Stangl finished the Seven Summits in 2007, and after having climbed some of the second and third sevens, he realized that no one had completed either list. Even the Seven Summits are open to interpretation (most disputed: whether 16,024-foot Carstenz Pyramid in Indonesia is the high point of a broader Australian continent or lowly Mt. Kosciuszko, 7,310 feet, on mainland Australia, ought to be counted). Figuring out the second- and third-highest peaks was even trickier, and Stangl eventually climbed 30 high peaks to round out his list and assure that no one could second-guess his accomplishment.

Christian Stangl riding from Austria to Georgia earlier this year for his first attempt on Europe's third-highest peak. Photo courtesy of skyrunning.at.

The Second Seven Summits have long been regarded as a much more difficult goal than the highest seven, with objectives such as K2 and Mt. Tyree (Antarctica) more challenging and rarely climbed than the higher Everest and Vinson. The original Seven Summits challenge was dreamed up by American Richard Bass and completed in 1985. In January 2012, Italian Hans Kammerlander became the first person to complete the Second Seven Summits, though his peak selection has been challenged. The Third Seven includes even more obscure and difficult peaks, ranging from 28,169-foot Kangchenjunga (which Stangl climbed after biking and trekking to base camp from sea level in India) to 15,646-foot Puncak Mandala in Indonesia.

Stangl's efforts have not been without controversy. In 2010, he claimed to have climbed K2 in an extremely fast two-day push from base camp—the only ascent claimed that season—and later admitted that he had faked his summit photos and had not climbed the mountain. He returned in 2011 and 2012, and reached K2's peak via the Abruzzi Route in 2012.
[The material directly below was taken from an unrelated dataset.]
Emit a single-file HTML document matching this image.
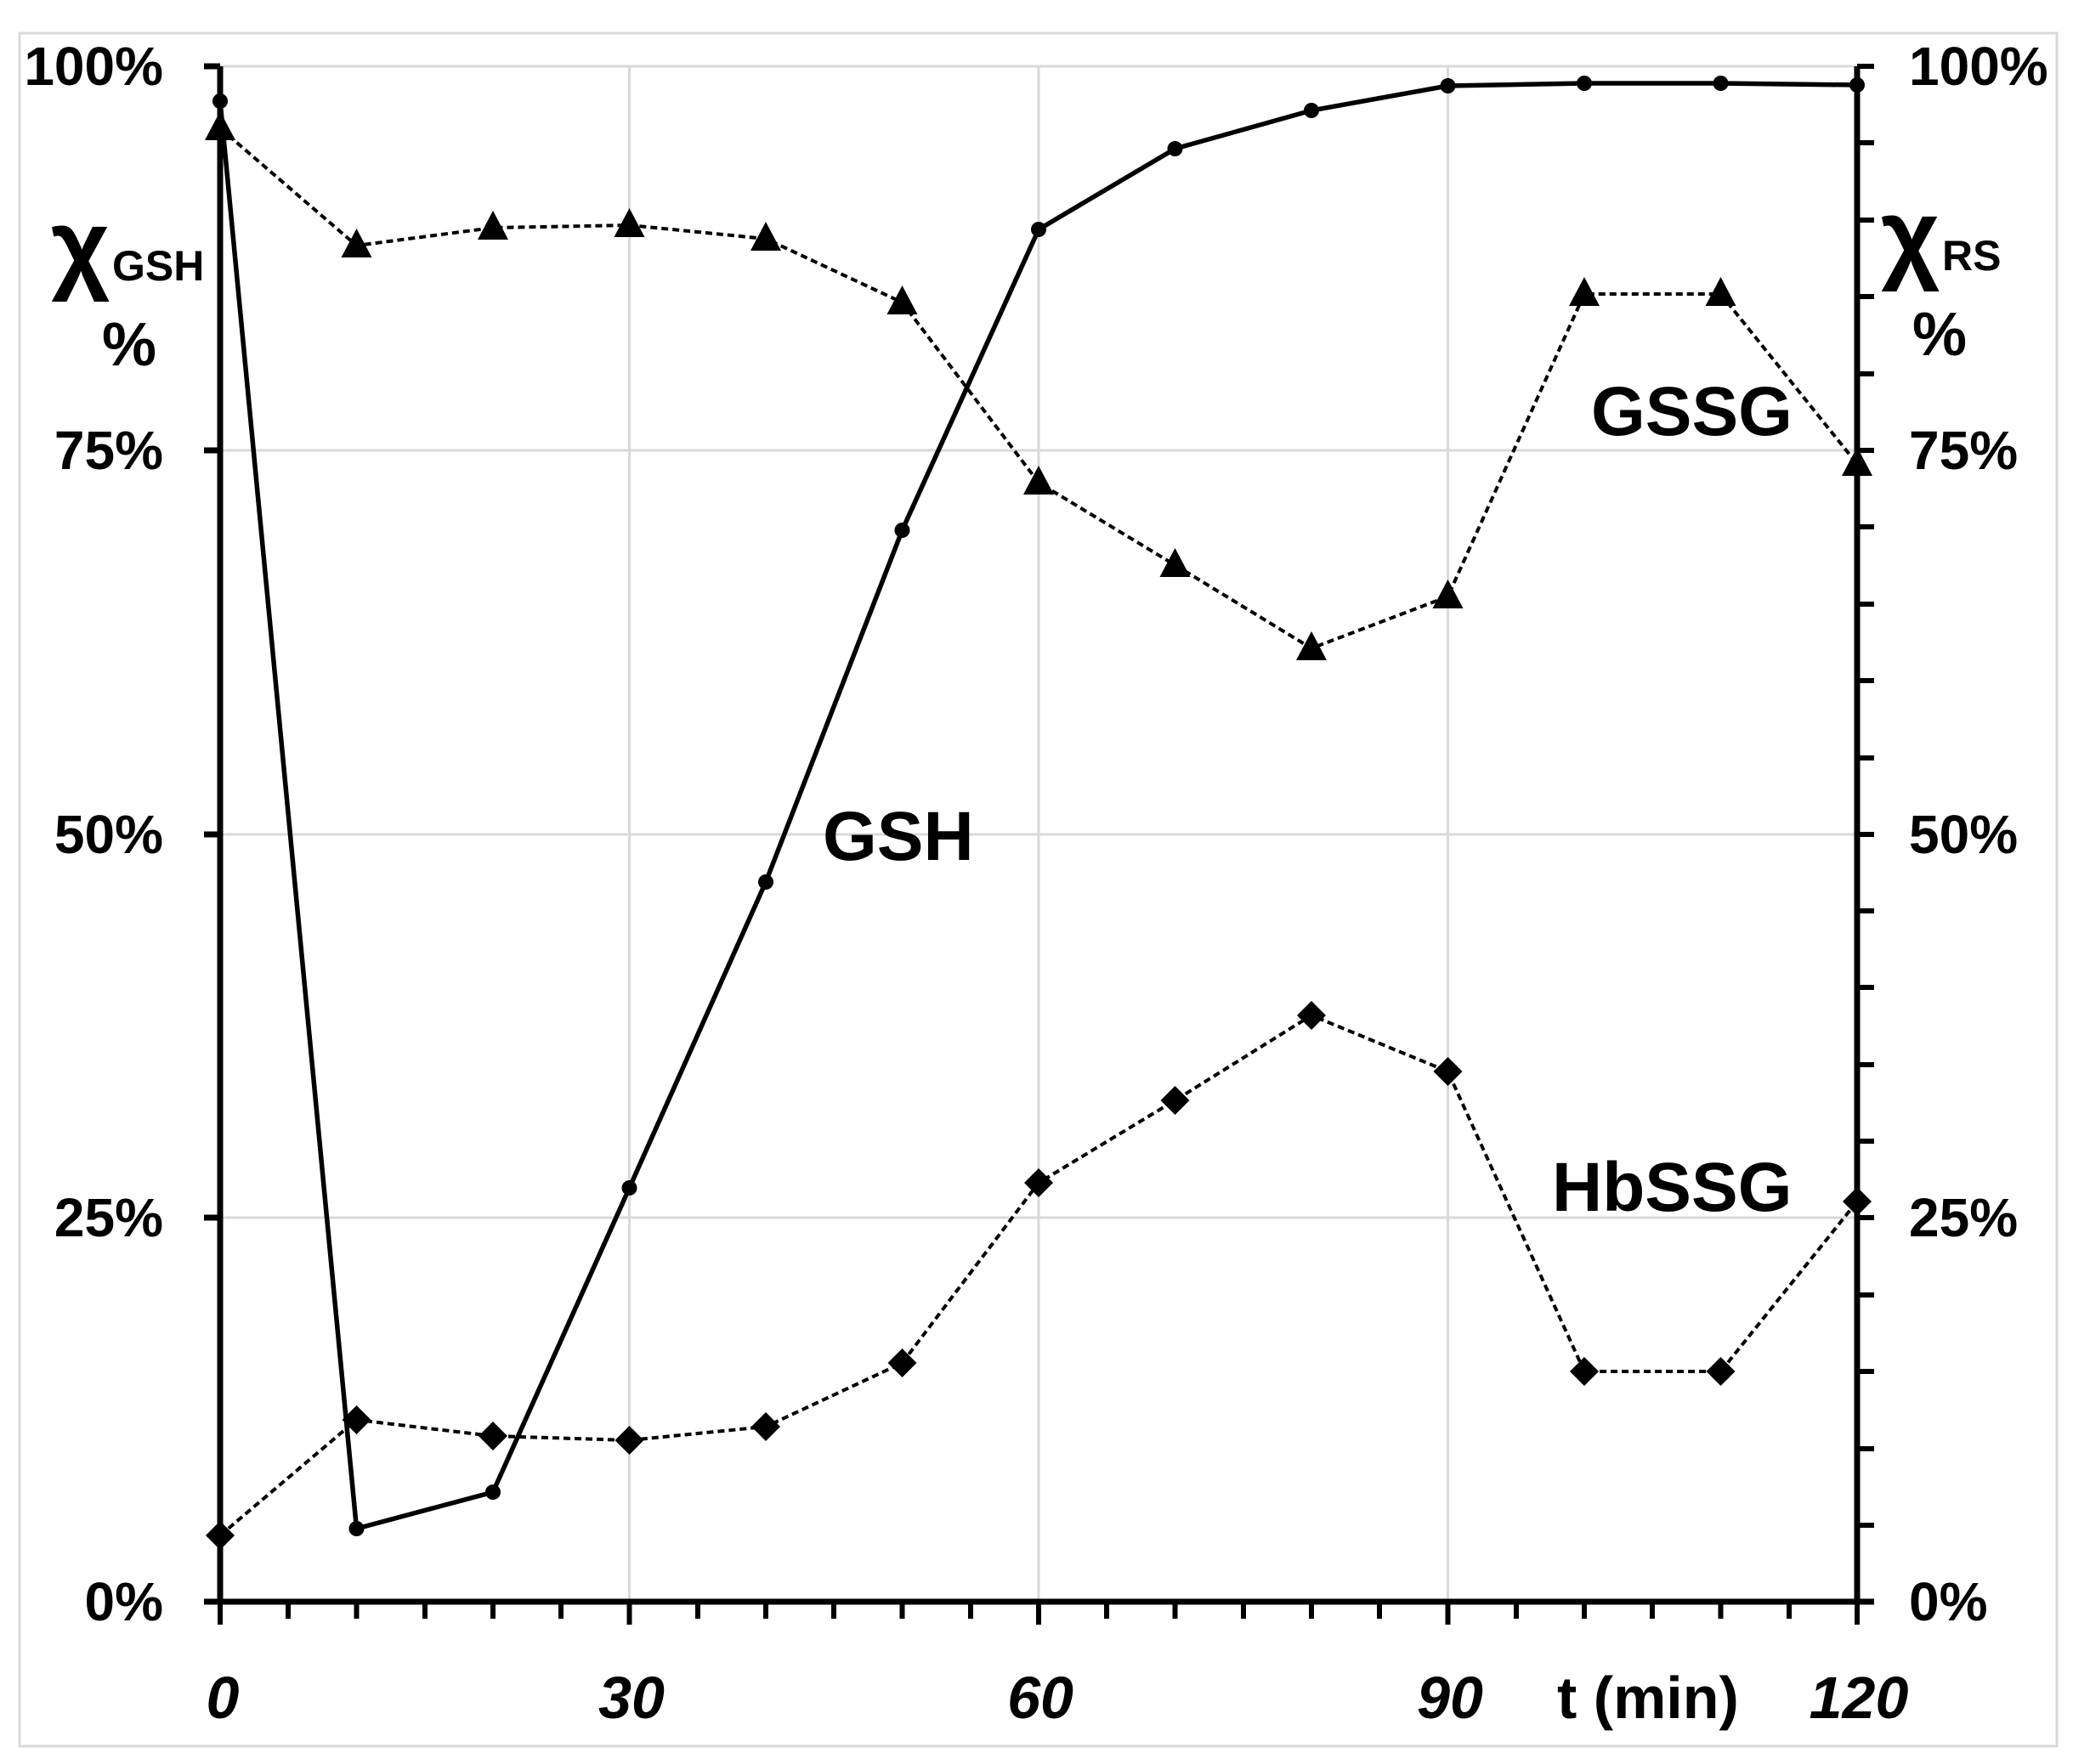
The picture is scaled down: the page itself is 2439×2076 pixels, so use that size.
<!DOCTYPE html>
<html><head><meta charset="utf-8"><style>
html,body{margin:0;padding:0;background:#fff;}
svg{display:block;}
text{font-family:"Liberation Sans",sans-serif;font-weight:bold;fill:#000;}
</style></head><body>
<svg width="2439" height="2076" viewBox="0 0 2439 2076" xmlns="http://www.w3.org/2000/svg">
<rect x="0" y="0" width="2439" height="2076" fill="#fff"/>
<rect x="23" y="39" width="2397" height="2016" fill="none" stroke="#d9d9d9" stroke-width="3"/>
<g stroke="#d9d9d9" stroke-width="3">
<line x1="259" y1="78" x2="2185" y2="78"/>
<line x1="259" y1="530" x2="2185" y2="530"/>
<line x1="259" y1="982" x2="2185" y2="982"/>
<line x1="259" y1="1433" x2="2185" y2="1433"/>
<line x1="740.5" y1="78" x2="740.5" y2="1885"/>
<line x1="1222" y1="78" x2="1222" y2="1885"/>
<line x1="1703.5" y1="78" x2="1703.5" y2="1885"/>
</g>
<g stroke="#000" stroke-width="7" fill="none">
<line x1="259" y1="78" x2="259" y2="1888"/>
<line x1="2185" y1="78" x2="2185" y2="1888"/>
<line x1="256" y1="1885" x2="2205" y2="1885"/>
<line x1="240" y1="78" x2="259" y2="78"/>
<line x1="240" y1="530" x2="259" y2="530"/>
<line x1="240" y1="982" x2="259" y2="982"/>
<line x1="240" y1="1433" x2="259" y2="1433"/>
<line x1="240" y1="1885" x2="259" y2="1885"/>
</g>
<g stroke="#000" stroke-width="6">
<line x1="2185" y1="78" x2="2205" y2="78"/><line x1="2185" y1="168" x2="2205" y2="168"/><line x1="2185" y1="259" x2="2205" y2="259"/><line x1="2185" y1="349" x2="2205" y2="349"/><line x1="2185" y1="440" x2="2205" y2="440"/><line x1="2185" y1="530" x2="2205" y2="530"/><line x1="2185" y1="620" x2="2205" y2="620"/><line x1="2185" y1="711" x2="2205" y2="711"/><line x1="2185" y1="801" x2="2205" y2="801"/><line x1="2185" y1="892" x2="2205" y2="892"/><line x1="2185" y1="982" x2="2205" y2="982"/><line x1="2185" y1="1072" x2="2205" y2="1072"/><line x1="2185" y1="1162" x2="2205" y2="1162"/><line x1="2185" y1="1253" x2="2205" y2="1253"/><line x1="2185" y1="1343" x2="2205" y2="1343"/><line x1="2185" y1="1433" x2="2205" y2="1433"/><line x1="2185" y1="1524" x2="2205" y2="1524"/><line x1="2185" y1="1614" x2="2205" y2="1614"/><line x1="2185" y1="1705" x2="2205" y2="1705"/><line x1="2185" y1="1795" x2="2205" y2="1795"/>
<line x1="259" y1="1885" x2="259" y2="1912"/><line x1="339" y1="1885" x2="339" y2="1905"/><line x1="419.5" y1="1885" x2="419.5" y2="1905"/><line x1="500" y1="1885" x2="500" y2="1905"/><line x1="580" y1="1885" x2="580" y2="1905"/><line x1="660" y1="1885" x2="660" y2="1905"/><line x1="740.5" y1="1885" x2="740.5" y2="1912"/><line x1="821" y1="1885" x2="821" y2="1905"/><line x1="901" y1="1885" x2="901" y2="1905"/><line x1="981" y1="1885" x2="981" y2="1905"/><line x1="1061.5" y1="1885" x2="1061.5" y2="1905"/><line x1="1142" y1="1885" x2="1142" y2="1905"/><line x1="1222" y1="1885" x2="1222" y2="1912"/><line x1="1302" y1="1885" x2="1302" y2="1905"/><line x1="1382.5" y1="1885" x2="1382.5" y2="1905"/><line x1="1463" y1="1885" x2="1463" y2="1905"/><line x1="1543" y1="1885" x2="1543" y2="1905"/><line x1="1623" y1="1885" x2="1623" y2="1905"/><line x1="1703.5" y1="1885" x2="1703.5" y2="1912"/><line x1="1784" y1="1885" x2="1784" y2="1905"/><line x1="1864" y1="1885" x2="1864" y2="1905"/><line x1="1944" y1="1885" x2="1944" y2="1905"/><line x1="2024.5" y1="1885" x2="2024.5" y2="1905"/><line x1="2105" y1="1885" x2="2105" y2="1905"/><line x1="2185" y1="1885" x2="2185" y2="1912"/>
</g>
<polyline fill="none" stroke="#000" stroke-width="4" stroke-dasharray="8,5" points="259,151 419.5,289 580,268 740.5,265 901,281 1061.5,356 1222,568 1382.5,665 1543,763 1703.5,702 1864,346 2024.5,346 2185,546"/>
<polyline fill="none" stroke="#000" stroke-width="4" stroke-dasharray="8,5" points="259,1807 419.5,1671 580,1690 740.5,1695 901,1679 1061.5,1604 1222,1392 1382.5,1295 1543,1195 1703.5,1261 1864,1614 2024.5,1614 2185,1414"/>
<polyline fill="none" stroke="#000" stroke-width="5.5" points="259,119 419.5,1799 580,1756 740.5,1398 901,1038 1061.5,624 1222,270 1382.5,175 1543,130 1703.5,101 1864,98 2024.5,98 2185,100"/>
<g fill="#000">
<circle cx="259" cy="119" r="9"/><circle cx="419.5" cy="1799" r="9"/><circle cx="580" cy="1756" r="9"/><circle cx="740.5" cy="1398" r="9"/><circle cx="901" cy="1038" r="9"/><circle cx="1061.5" cy="624" r="9"/><circle cx="1222" cy="270" r="9"/><circle cx="1382.5" cy="175" r="9"/><circle cx="1543" cy="130" r="9"/><circle cx="1703.5" cy="101" r="9"/><circle cx="1864" cy="98" r="9"/><circle cx="2024.5" cy="98" r="9"/><circle cx="2185" cy="100" r="9"/>
</g>
<g fill="#000">
<path d="M259,131 l-18,34 h36z"/><path d="M419.5,269 l-18,34 h36z"/><path d="M580,248 l-18,34 h36z"/><path d="M740.5,245 l-18,34 h36z"/><path d="M901,261 l-18,34 h36z"/><path d="M1061.5,336 l-18,34 h36z"/><path d="M1222,548 l-18,34 h36z"/><path d="M1382.5,645 l-18,34 h36z"/><path d="M1543,743 l-18,34 h36z"/><path d="M1703.5,682 l-18,34 h36z"/><path d="M1864,326 l-18,34 h36z"/><path d="M2024.5,326 l-18,34 h36z"/><path d="M2185,526 l-18,34 h36z"/>
</g>
<g fill="#000">
<path d="M259,1790 l17,17 l-17,17 l-17,-17z"/><path d="M419.5,1654 l17,17 l-17,17 l-17,-17z"/><path d="M580,1673 l17,17 l-17,17 l-17,-17z"/><path d="M740.5,1678 l17,17 l-17,17 l-17,-17z"/><path d="M901,1662 l17,17 l-17,17 l-17,-17z"/><path d="M1061.5,1587 l17,17 l-17,17 l-17,-17z"/><path d="M1222,1375 l17,17 l-17,17 l-17,-17z"/><path d="M1382.5,1278 l17,17 l-17,17 l-17,-17z"/><path d="M1543,1178 l17,17 l-17,17 l-17,-17z"/><path d="M1703.5,1244 l17,17 l-17,17 l-17,-17z"/><path d="M1864,1597 l17,17 l-17,17 l-17,-17z"/><path d="M2024.5,1597 l17,17 l-17,17 l-17,-17z"/><path d="M2185,1397 l17,17 l-17,17 l-17,-17z"/>
</g>
<g font-size="64">
<text x="192" y="100" text-anchor="end">100%</text>
<text x="192" y="552" text-anchor="end">75%</text>
<text x="192" y="1004" text-anchor="end">50%</text>
<text x="192" y="1455" text-anchor="end">25%</text>
<text x="192" y="1907" text-anchor="end">0%</text>
<text x="2246" y="100">100%</text>
<text x="2246" y="552">75%</text>
<text x="2246" y="1004">50%</text>
<text x="2246" y="1455">25%</text>
<text x="2246" y="1907">0%</text>
</g>
<g font-size="70" font-style="italic">
<text x="262" y="2022" text-anchor="middle">0</text>
<text x="743" y="2022" text-anchor="middle">30</text>
<text x="1224" y="2022" text-anchor="middle">60</text>
<text x="1706" y="2022" text-anchor="middle">90</text>
<text x="2187" y="2022" text-anchor="middle">120</text>
</g>
<text x="1832" y="2022" font-size="70">t (min)</text>
<text x="60" y="330" font-size="120" font-family="DejaVu Sans" font-weight="bold">χ</text>
<text x="132" y="330" font-size="50">GSH</text>
<text x="120" y="430" font-size="72">%</text>
<text x="2213" y="318" font-size="120" font-family="DejaVu Sans" font-weight="bold">χ</text>
<text x="2285" y="318" font-size="50">RS</text>
<text x="2250" y="418" font-size="72">%</text>
<text x="968" y="1012" font-size="82">GSH</text>
<text x="1872" y="512" font-size="82">GSSG</text>
<text x="1826" y="1425" font-size="82">HbSSG</text>
</svg>
</body></html>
Date of ascent: August 23, 2013

Source: skyrunning.at


Comments

Yes, Stangl lied on K2, but later he apologized and since then he is keen to give fine proofs to all his claims. Dougald, please correct Kammerlander to Italian, because he is from South Tyrol, not from Austria. Also he claimed the Second Seven Summits, but he climbed wrong peaks and did not finish this list correctly, even if he made money with lessons and a book with this false claim! If you need more details, please let me know. There is already a lot about his false claim on my website www.8000ers.com All the best from Germany, Eberhard

Eberhard Jurgalski - 09/03/2013 4:24:34

Assuming it is all on the up and up, that's a pretty cool accomplishment! It's unfortunate that he lied about the K2 summit and will forever have that cloud shadowing this achievement.